The Department believes the proposed dam design and the conditions of approval listed below will result in a safe dam that provides the greater public the required long-term flood protection.

  1. At the time of foundation preparation, carefully examine and map the foundation, and perform a seismic refraction survey to confirm the absence of earth fissures at the dam site today.
  2. Design and implement a detailed instrumentation and monitoring plan to detect the onset of tensile strains that might serve as a precursor to fissure formation. The monitoring program for ground strains will include high-precision GPS monitoring, installation of a TDR cable, periodic review of interferograms, and low-sun-angle aerial photography. Actual fissure cracks will be searched for using the surface geophysical techniques developed by Rucker (2000), discussed earlier in this paper. Ground truth will include test trenching and geological logging at selected limits of ground strain and/or when fissure signatures are obtained using the geophysical survey lines.

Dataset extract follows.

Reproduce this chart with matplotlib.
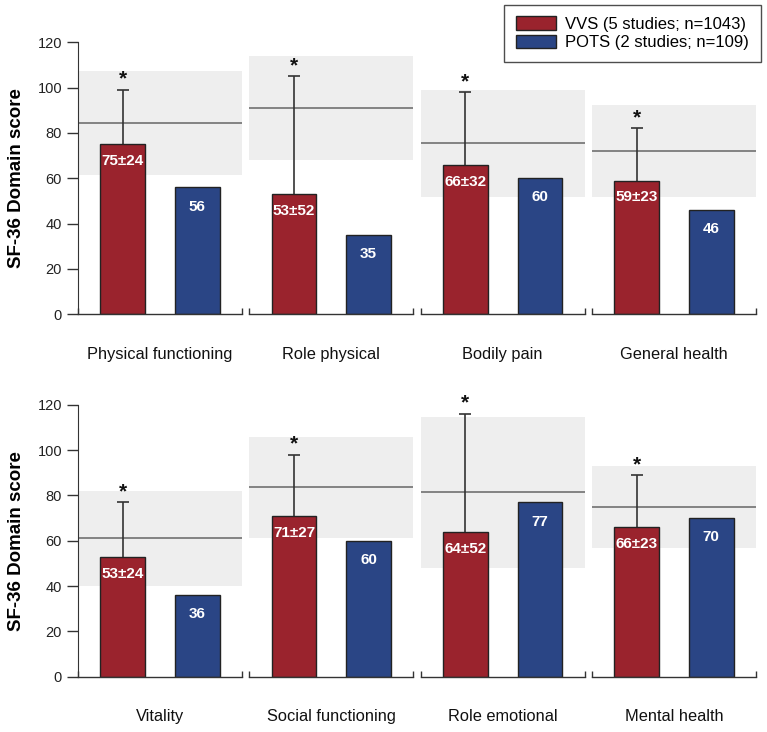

  3. As part of the monitoring plan, design and implement a detailed site investigation plan to detect fissures when the ground strain limits are reached. The plan will include surface geophysical techniques developed by Rucker (2000) and test trenches.
  4. Should a fissure be detected at the site, design and implement remedial measures that would isolate the fissure from water in the impoundment.
  5. Recognizing that the state-of-the-art and -practice in terms of fissure detection, remediation, and general dam engineering will advance with time, review the design every ten years to confirm that the remedial measures implemented today continue to meet current dam safety practices and standards.